SET PROBLEM —
Give the listing again character for character, but drop the images.

MATERIAL PROVIDED —
_ _ _ _ _ _ _
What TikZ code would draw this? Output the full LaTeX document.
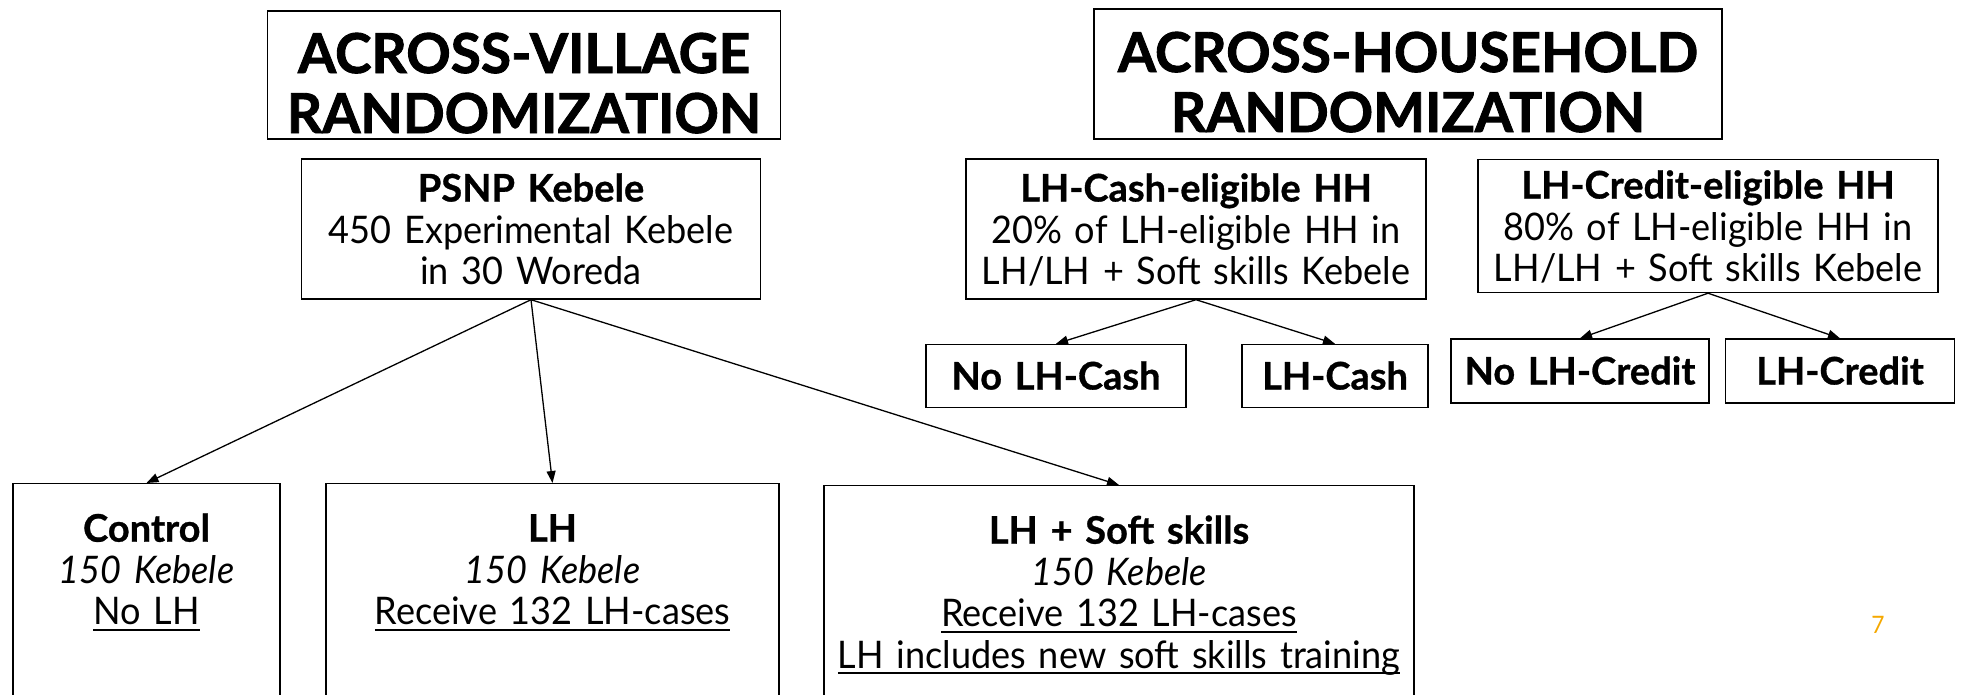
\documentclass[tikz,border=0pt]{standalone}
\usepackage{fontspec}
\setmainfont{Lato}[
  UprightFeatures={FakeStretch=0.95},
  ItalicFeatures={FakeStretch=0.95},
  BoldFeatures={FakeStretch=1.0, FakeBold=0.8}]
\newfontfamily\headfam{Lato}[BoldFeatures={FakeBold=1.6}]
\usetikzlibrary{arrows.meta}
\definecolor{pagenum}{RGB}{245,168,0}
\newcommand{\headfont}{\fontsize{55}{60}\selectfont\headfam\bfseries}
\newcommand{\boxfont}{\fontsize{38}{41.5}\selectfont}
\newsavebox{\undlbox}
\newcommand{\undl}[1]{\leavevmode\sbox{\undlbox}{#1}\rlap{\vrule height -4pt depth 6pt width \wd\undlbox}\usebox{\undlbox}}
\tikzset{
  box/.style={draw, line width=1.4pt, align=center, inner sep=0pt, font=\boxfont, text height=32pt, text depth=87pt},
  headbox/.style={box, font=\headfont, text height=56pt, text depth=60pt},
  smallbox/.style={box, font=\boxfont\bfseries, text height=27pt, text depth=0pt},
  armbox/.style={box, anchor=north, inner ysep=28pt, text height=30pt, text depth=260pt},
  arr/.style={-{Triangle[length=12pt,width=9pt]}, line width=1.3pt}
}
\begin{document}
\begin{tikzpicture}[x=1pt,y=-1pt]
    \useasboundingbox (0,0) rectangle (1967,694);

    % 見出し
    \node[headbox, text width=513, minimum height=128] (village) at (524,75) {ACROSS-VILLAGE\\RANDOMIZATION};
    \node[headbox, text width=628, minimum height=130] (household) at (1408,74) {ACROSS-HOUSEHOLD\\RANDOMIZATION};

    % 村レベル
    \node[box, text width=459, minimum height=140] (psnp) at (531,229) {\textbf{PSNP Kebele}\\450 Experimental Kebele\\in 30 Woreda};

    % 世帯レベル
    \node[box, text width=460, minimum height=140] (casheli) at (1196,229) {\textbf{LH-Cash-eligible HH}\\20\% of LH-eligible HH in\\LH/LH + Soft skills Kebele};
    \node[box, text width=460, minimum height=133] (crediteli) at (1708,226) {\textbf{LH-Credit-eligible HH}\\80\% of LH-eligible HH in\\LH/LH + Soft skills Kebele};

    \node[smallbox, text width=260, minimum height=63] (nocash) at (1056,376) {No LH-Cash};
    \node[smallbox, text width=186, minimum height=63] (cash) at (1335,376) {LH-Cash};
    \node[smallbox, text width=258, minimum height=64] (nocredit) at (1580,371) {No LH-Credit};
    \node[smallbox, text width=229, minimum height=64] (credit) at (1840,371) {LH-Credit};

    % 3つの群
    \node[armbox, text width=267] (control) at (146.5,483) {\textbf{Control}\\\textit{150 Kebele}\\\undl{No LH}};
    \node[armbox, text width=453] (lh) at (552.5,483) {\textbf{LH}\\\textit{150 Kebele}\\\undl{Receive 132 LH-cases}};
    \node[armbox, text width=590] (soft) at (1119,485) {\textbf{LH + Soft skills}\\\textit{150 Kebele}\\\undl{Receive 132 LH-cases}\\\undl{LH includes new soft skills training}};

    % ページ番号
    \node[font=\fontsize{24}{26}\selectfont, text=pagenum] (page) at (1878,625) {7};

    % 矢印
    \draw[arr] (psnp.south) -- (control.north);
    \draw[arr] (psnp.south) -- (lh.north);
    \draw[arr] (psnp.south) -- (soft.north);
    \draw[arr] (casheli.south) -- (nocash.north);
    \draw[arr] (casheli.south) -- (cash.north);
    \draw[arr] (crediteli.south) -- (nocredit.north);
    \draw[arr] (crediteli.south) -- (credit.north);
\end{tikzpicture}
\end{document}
_ _ _ _ _ _ _
RESPONSE TO THIS EXERCISE —
What TikZ code would draw this? Output the full LaTeX document.
\documentclass[tikz,border=0pt]{standalone}
\usepackage{fontspec}
\setmainfont{Lato}[
  UprightFeatures={FakeStretch=0.95},
  ItalicFeatures={FakeStretch=0.95},
  BoldFeatures={FakeStretch=1.0, FakeBold=0.8}]
\newfontfamily\headfam{Lato}[BoldFeatures={FakeBold=1.6}]
\usetikzlibrary{arrows.meta}
\definecolor{pagenum}{RGB}{245,168,0}
\newcommand{\headfont}{\fontsize{55}{60}\selectfont\headfam\bfseries}
\newcommand{\boxfont}{\fontsize{38}{41.5}\selectfont}
\newsavebox{\undlbox}
\newcommand{\undl}[1]{\leavevmode\sbox{\undlbox}{#1}\rlap{\vrule height -4pt depth 6pt width \wd\undlbox}\usebox{\undlbox}}
\tikzset{
  box/.style={draw, line width=1.4pt, align=center, inner sep=0pt, font=\boxfont, text height=32pt, text depth=87pt},
  headbox/.style={box, font=\headfont, text height=56pt, text depth=60pt},
  smallbox/.style={box, font=\boxfont\bfseries, text height=27pt, text depth=0pt},
  armbox/.style={box, anchor=north, inner ysep=28pt, text height=30pt, text depth=260pt},
  arr/.style={-{Triangle[length=12pt,width=9pt]}, line width=1.3pt}
}
\begin{document}
\begin{tikzpicture}[x=1pt,y=-1pt]
    \useasboundingbox (0,0) rectangle (1967,694);

    % 見出し
    \node[headbox, text width=513, minimum height=128] (village) at (524,75) {ACROSS-VILLAGE\\RANDOMIZATION};
    \node[headbox, text width=628, minimum height=130] (household) at (1408,74) {ACROSS-HOUSEHOLD\\RANDOMIZATION};

    % 村レベル
    \node[box, text width=459, minimum height=140] (psnp) at (531,229) {\textbf{PSNP Kebele}\\450 Experimental Kebele\\in 30 Woreda};

    % 世帯レベル
    \node[box, text width=460, minimum height=140] (casheli) at (1196,229) {\textbf{LH-Cash-eligible HH}\\20\% of LH-eligible HH in\\LH/LH + Soft skills Kebele};
    \node[box, text width=460, minimum height=133] (crediteli) at (1708,226) {\textbf{LH-Credit-eligible HH}\\80\% of LH-eligible HH in\\LH/LH + Soft skills Kebele};

    \node[smallbox, text width=260, minimum height=63] (nocash) at (1056,376) {No LH-Cash};
    \node[smallbox, text width=186, minimum height=63] (cash) at (1335,376) {LH-Cash};
    \node[smallbox, text width=258, minimum height=64] (nocredit) at (1580,371) {No LH-Credit};
    \node[smallbox, text width=229, minimum height=64] (credit) at (1840,371) {LH-Credit};

    % 3つの群
    \node[armbox, text width=267] (control) at (146.5,483) {\textbf{Control}\\\textit{150 Kebele}\\\undl{No LH}};
    \node[armbox, text width=453] (lh) at (552.5,483) {\textbf{LH}\\\textit{150 Kebele}\\\undl{Receive 132 LH-cases}};
    \node[armbox, text width=590] (soft) at (1119,485) {\textbf{LH + Soft skills}\\\textit{150 Kebele}\\\undl{Receive 132 LH-cases}\\\undl{LH includes new soft skills training}};

    % ページ番号
    \node[font=\fontsize{24}{26}\selectfont, text=pagenum] (page) at (1878,625) {7};

    % 矢印
    \draw[arr] (psnp.south) -- (control.north);
    \draw[arr] (psnp.south) -- (lh.north);
    \draw[arr] (psnp.south) -- (soft.north);
    \draw[arr] (casheli.south) -- (nocash.north);
    \draw[arr] (casheli.south) -- (cash.north);
    \draw[arr] (crediteli.south) -- (nocredit.north);
    \draw[arr] (crediteli.south) -- (credit.north);
\end{tikzpicture}
\end{document}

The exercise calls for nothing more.